> _Exercise aim_: Omit all images, then return the remaining material exactly as it stands.

>> start Available data

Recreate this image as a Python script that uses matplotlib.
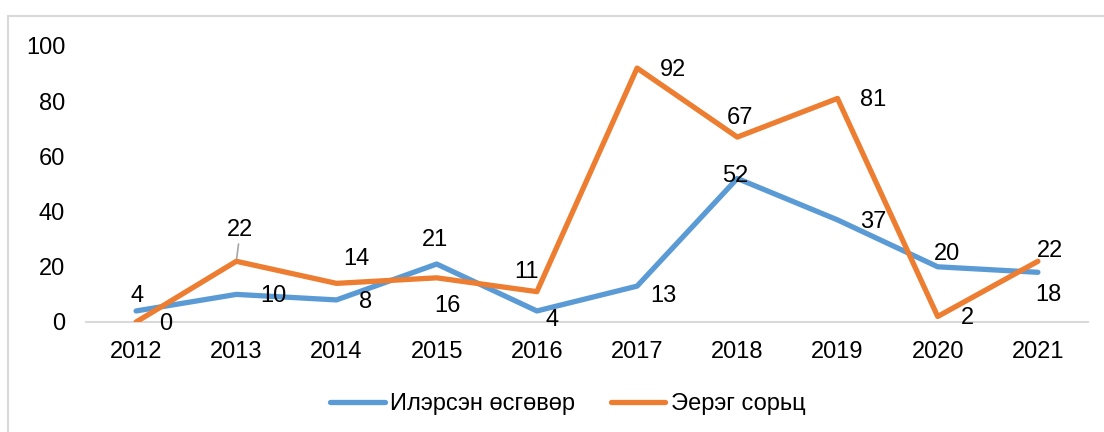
import matplotlib
matplotlib.use("Agg")
import matplotlib.pyplot as plt
from matplotlib.patches import Rectangle

years = ["2012", "2013", "2014", "2015", "2016", "2017", "2018", "2019", "2020", "2021"]
detected = [4, 10, 8, 21, 4, 13, 52, 37, 20, 18]
positive = [0, 22, 14, 16, 11, 92, 67, 81, 2, 22]
name_detected = "Илэрсэн өсгөвөр"
name_positive = "Эерэг сорьц"

# label offsets in pixels (dx, dy)
off_detected = [(1, 15), (37, -2), (29, -2), (-2, 24), (15, -9), (26, -10), (-2, 2), (36, -2), (9, 13), (10, -23)]
off_positive = [(30, -2), (4, 31), (20, 24), (11, -28), (-10, 20), (36, -2), (3, 19), (36, -2), (30, -2), (12, 10)]

plt.rcParams['font.family'] = ['Liberation Sans', 'DejaVu Sans']
FS = 17
BLUE = "#5B9BD5"
ORANGE = "#ED7D31"

fig = plt.figure(figsize=(11.04, 4.32), dpi=100)
fig.patches.append(Rectangle((8 / 1104, -0.1), 1.2, 1 - 16 / 432 + 0.1, transform=fig.transFigure,
                             fill=False, edgecolor="#D9D9D9", linewidth=1.5))
ax = fig.add_axes([86 / 1104, 1 - 322 / 432, (1088 - 86) / 1104, (322 - 46) / 432])
x = list(range(len(years)))
ax.plot(x, detected, color=BLUE, lw=3.8, solid_capstyle='round', solid_joinstyle='round', label=name_detected, zorder=3)
ax.plot(x, positive, color=ORANGE, lw=3.8, solid_capstyle='round', solid_joinstyle='round', label=name_positive, zorder=3)

ax.set_xlim(-0.5, len(years) - 0.5)
ax.set_ylim(0, 100)
ax.set_yticks([0, 20, 40, 60, 80, 100])
ax.set_xticks(x)
ax.set_xticklabels(years)
ax.tick_params(axis='both', length=0, labelsize=FS, colors="#000000")
ax.tick_params(axis='y', pad=15)
ax.tick_params(axis='x', pad=14)
for s in ['top', 'right', 'left']:
    ax.spines[s].set_visible(False)
ax.spines['bottom'].set_color("#D9D9D9")
ax.spines['bottom'].set_linewidth(1.5)
ax.spines['bottom'].set_zorder(1)
ax.patch.set_visible(False)

for i, v in enumerate(detected):
    ax.annotate(str(v), (i, v), xytext=off_detected[i], textcoords='offset pixels',
                ha='center', va='center', fontsize=FS, zorder=4)
for i, v in enumerate(positive):
    kw = {}
    if i == 1:
        kw = dict(arrowprops=dict(arrowstyle='-', color="#A6A6A6", lw=1.2, shrinkA=0, shrinkB=2))
    ax.annotate(str(v), (i, v), xytext=off_positive[i], textcoords='offset pixels',
                ha='center', va='center', fontsize=FS, zorder=4, **kw)

fig.legend(loc='center', bbox_to_anchor=(568 / 1104, 1 - 404 / 432), ncol=2, frameon=False,
           fontsize=FS, handlelength=2.3, handletextpad=0.25, columnspacing=1.5)

fig.savefig("out.png", dpi=100)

>> end Available data

> _Written response_:
Recreate this image as a Python script that uses matplotlib.
import matplotlib
matplotlib.use("Agg")
import matplotlib.pyplot as plt
from matplotlib.patches import Rectangle

years = ["2012", "2013", "2014", "2015", "2016", "2017", "2018", "2019", "2020", "2021"]
detected = [4, 10, 8, 21, 4, 13, 52, 37, 20, 18]
positive = [0, 22, 14, 16, 11, 92, 67, 81, 2, 22]
name_detected = "Илэрсэн өсгөвөр"
name_positive = "Эерэг сорьц"

# label offsets in pixels (dx, dy)
off_detected = [(1, 15), (37, -2), (29, -2), (-2, 24), (15, -9), (26, -10), (-2, 2), (36, -2), (9, 13), (10, -23)]
off_positive = [(30, -2), (4, 31), (20, 24), (11, -28), (-10, 20), (36, -2), (3, 19), (36, -2), (30, -2), (12, 10)]

plt.rcParams['font.family'] = ['Liberation Sans', 'DejaVu Sans']
FS = 17
BLUE = "#5B9BD5"
ORANGE = "#ED7D31"

fig = plt.figure(figsize=(11.04, 4.32), dpi=100)
fig.patches.append(Rectangle((8 / 1104, -0.1), 1.2, 1 - 16 / 432 + 0.1, transform=fig.transFigure,
                             fill=False, edgecolor="#D9D9D9", linewidth=1.5))
ax = fig.add_axes([86 / 1104, 1 - 322 / 432, (1088 - 86) / 1104, (322 - 46) / 432])
x = list(range(len(years)))
ax.plot(x, detected, color=BLUE, lw=3.8, solid_capstyle='round', solid_joinstyle='round', label=name_detected, zorder=3)
ax.plot(x, positive, color=ORANGE, lw=3.8, solid_capstyle='round', solid_joinstyle='round', label=name_positive, zorder=3)

ax.set_xlim(-0.5, len(years) - 0.5)
ax.set_ylim(0, 100)
ax.set_yticks([0, 20, 40, 60, 80, 100])
ax.set_xticks(x)
ax.set_xticklabels(years)
ax.tick_params(axis='both', length=0, labelsize=FS, colors="#000000")
ax.tick_params(axis='y', pad=15)
ax.tick_params(axis='x', pad=14)
for s in ['top', 'right', 'left']:
    ax.spines[s].set_visible(False)
ax.spines['bottom'].set_color("#D9D9D9")
ax.spines['bottom'].set_linewidth(1.5)
ax.spines['bottom'].set_zorder(1)
ax.patch.set_visible(False)

for i, v in enumerate(detected):
    ax.annotate(str(v), (i, v), xytext=off_detected[i], textcoords='offset pixels',
                ha='center', va='center', fontsize=FS, zorder=4)
for i, v in enumerate(positive):
    kw = {}
    if i == 1:
        kw = dict(arrowprops=dict(arrowstyle='-', color="#A6A6A6", lw=1.2, shrinkA=0, shrinkB=2))
    ax.annotate(str(v), (i, v), xytext=off_positive[i], textcoords='offset pixels',
                ha='center', va='center', fontsize=FS, zorder=4, **kw)

fig.legend(loc='center', bbox_to_anchor=(568 / 1104, 1 - 404 / 432), ncol=2, frameon=False,
           fontsize=FS, handlelength=2.3, handletextpad=0.25, columnspacing=1.5)

fig.savefig("out.png", dpi=100)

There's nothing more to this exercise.